* **DATA EXTRACT**:
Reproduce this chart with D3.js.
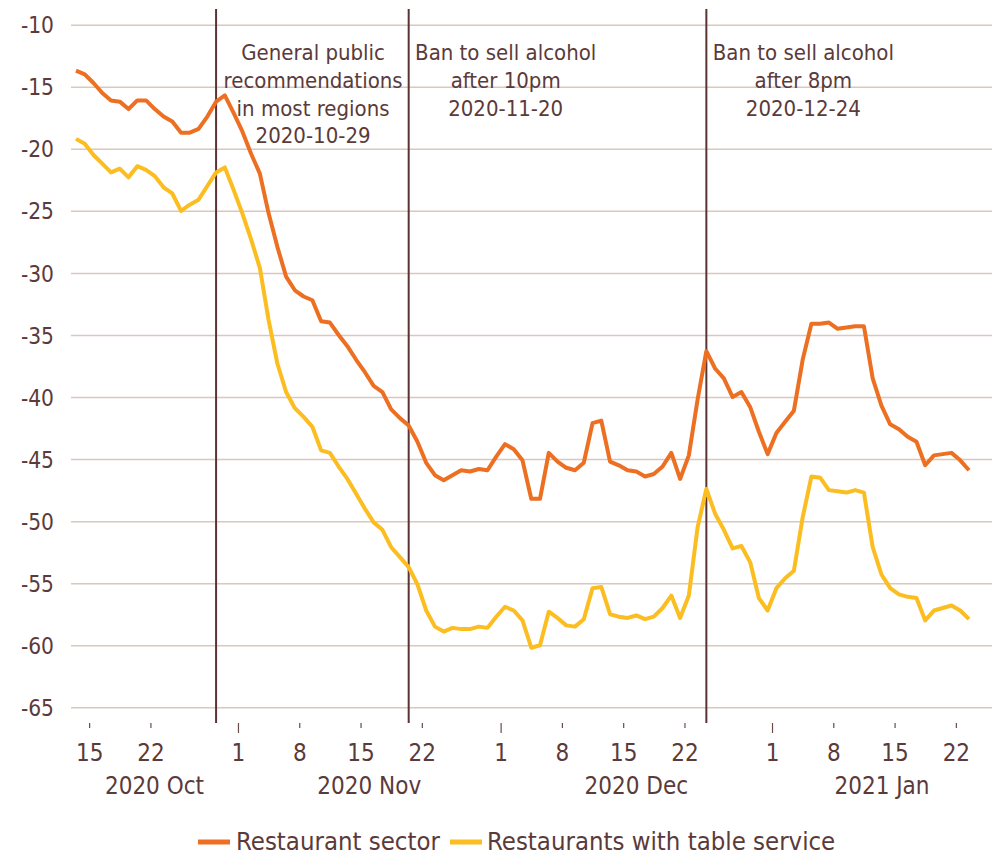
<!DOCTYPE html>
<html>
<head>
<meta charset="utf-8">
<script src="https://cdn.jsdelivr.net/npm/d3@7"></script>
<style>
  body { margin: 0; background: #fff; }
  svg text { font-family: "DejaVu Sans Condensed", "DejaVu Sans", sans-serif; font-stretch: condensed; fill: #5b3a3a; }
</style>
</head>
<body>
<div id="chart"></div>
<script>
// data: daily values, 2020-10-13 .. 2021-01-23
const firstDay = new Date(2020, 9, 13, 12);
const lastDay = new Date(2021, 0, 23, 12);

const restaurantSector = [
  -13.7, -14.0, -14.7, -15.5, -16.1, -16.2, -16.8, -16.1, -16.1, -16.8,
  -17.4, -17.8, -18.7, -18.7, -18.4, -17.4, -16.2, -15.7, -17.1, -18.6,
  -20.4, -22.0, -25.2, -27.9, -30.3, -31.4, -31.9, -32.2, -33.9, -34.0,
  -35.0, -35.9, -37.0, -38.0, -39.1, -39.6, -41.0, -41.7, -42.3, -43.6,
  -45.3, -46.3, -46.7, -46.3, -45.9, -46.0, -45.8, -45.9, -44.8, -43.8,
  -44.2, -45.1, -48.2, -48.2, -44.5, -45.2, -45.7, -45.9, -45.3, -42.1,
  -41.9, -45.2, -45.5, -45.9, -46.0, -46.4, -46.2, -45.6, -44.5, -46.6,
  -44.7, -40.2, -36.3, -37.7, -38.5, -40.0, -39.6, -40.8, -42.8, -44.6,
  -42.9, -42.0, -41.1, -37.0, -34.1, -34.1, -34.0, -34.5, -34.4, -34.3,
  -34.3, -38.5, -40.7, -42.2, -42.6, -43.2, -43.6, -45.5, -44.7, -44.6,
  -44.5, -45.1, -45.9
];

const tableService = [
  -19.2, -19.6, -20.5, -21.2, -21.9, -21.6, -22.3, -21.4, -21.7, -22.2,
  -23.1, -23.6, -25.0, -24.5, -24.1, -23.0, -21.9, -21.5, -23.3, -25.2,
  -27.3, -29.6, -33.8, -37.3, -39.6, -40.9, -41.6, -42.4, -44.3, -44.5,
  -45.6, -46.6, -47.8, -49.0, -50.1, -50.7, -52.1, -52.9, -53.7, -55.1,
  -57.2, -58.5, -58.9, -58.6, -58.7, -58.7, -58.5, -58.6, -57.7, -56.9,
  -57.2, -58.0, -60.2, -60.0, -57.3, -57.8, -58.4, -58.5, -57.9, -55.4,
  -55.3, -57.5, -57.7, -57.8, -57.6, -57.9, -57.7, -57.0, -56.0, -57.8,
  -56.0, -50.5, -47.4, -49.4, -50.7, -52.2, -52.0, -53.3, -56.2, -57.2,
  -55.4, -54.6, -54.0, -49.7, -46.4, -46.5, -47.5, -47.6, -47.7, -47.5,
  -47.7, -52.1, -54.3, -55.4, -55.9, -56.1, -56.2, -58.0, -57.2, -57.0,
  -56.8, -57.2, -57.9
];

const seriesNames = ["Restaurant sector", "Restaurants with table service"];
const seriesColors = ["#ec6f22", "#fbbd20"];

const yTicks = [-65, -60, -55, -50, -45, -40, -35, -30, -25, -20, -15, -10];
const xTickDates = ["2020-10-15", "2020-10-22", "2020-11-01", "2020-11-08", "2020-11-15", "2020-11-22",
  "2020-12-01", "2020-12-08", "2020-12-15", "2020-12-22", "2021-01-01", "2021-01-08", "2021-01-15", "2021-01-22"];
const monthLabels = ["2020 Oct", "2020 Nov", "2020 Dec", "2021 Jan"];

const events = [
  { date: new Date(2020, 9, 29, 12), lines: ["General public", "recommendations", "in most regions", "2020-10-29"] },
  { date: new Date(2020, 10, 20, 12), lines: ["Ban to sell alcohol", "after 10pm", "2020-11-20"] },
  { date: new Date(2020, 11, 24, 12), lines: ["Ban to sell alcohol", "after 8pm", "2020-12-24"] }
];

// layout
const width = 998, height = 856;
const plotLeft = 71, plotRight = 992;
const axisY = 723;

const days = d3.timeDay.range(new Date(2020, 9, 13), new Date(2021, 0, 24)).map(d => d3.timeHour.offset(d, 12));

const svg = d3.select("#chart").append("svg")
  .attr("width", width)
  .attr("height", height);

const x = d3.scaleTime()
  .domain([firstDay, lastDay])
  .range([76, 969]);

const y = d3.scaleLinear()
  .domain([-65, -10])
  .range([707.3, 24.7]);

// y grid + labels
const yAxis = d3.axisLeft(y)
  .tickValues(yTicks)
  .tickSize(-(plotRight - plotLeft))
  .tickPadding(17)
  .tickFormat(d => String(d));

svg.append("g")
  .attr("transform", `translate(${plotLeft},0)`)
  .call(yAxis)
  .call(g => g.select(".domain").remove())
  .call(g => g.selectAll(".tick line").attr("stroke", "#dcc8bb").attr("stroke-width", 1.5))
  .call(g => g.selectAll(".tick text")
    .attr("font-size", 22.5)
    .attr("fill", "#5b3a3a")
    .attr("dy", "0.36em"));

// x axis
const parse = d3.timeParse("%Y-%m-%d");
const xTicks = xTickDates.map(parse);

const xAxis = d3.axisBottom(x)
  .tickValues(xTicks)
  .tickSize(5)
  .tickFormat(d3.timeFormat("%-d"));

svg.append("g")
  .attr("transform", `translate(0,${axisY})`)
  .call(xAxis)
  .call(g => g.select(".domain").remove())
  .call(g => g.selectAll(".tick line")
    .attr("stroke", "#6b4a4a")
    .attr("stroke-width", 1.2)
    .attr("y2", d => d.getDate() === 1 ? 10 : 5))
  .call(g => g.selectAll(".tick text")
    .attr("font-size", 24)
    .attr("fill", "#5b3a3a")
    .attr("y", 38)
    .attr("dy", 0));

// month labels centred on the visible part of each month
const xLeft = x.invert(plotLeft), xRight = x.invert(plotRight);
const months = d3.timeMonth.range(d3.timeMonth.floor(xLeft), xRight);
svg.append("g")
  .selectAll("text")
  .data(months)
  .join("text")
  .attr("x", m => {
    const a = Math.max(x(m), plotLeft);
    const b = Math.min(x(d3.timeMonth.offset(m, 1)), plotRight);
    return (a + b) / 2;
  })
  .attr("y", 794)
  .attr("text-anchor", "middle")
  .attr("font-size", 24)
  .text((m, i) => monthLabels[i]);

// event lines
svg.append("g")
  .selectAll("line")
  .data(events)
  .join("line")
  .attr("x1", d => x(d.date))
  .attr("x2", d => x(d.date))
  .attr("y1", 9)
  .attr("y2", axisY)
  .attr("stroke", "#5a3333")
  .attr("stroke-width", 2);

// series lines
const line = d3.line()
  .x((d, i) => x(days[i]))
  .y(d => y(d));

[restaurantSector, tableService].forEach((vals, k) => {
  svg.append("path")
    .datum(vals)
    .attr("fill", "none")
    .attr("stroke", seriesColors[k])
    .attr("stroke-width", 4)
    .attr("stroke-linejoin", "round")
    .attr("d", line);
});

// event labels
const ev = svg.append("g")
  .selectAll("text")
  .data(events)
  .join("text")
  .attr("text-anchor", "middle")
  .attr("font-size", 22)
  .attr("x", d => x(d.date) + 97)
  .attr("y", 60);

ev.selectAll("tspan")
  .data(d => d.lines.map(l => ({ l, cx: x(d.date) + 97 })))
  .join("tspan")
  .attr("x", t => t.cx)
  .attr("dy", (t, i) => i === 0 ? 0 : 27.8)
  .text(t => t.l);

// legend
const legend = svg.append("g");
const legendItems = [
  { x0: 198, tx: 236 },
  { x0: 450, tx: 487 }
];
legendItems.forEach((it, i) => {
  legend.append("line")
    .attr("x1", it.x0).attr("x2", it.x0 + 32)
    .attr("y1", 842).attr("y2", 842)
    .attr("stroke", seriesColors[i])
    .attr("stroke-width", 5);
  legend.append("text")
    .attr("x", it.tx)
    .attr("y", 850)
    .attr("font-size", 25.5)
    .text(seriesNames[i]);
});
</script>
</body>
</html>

* **EXERCISE TASK**: From the first line above down to the line with "const lastDay = new Date(2021, 0, 23, 12);", reproduce every line and no others, omitting pictures.

* **RESULT OF THIS EXERCISE**:
Reproduce this chart with D3.js.
<!DOCTYPE html>
<html>
<head>
<meta charset="utf-8">
<script src="https://cdn.jsdelivr.net/npm/d3@7"></script>
<style>
  body { margin: 0; background: #fff; }
  svg text { font-family: "DejaVu Sans Condensed", "DejaVu Sans", sans-serif; font-stretch: condensed; fill: #5b3a3a; }
</style>
</head>
<body>
<div id="chart"></div>
<script>
// data: daily values, 2020-10-13 .. 2021-01-23
const firstDay = new Date(2020, 9, 13, 12);
const lastDay = new Date(2021, 0, 23, 12);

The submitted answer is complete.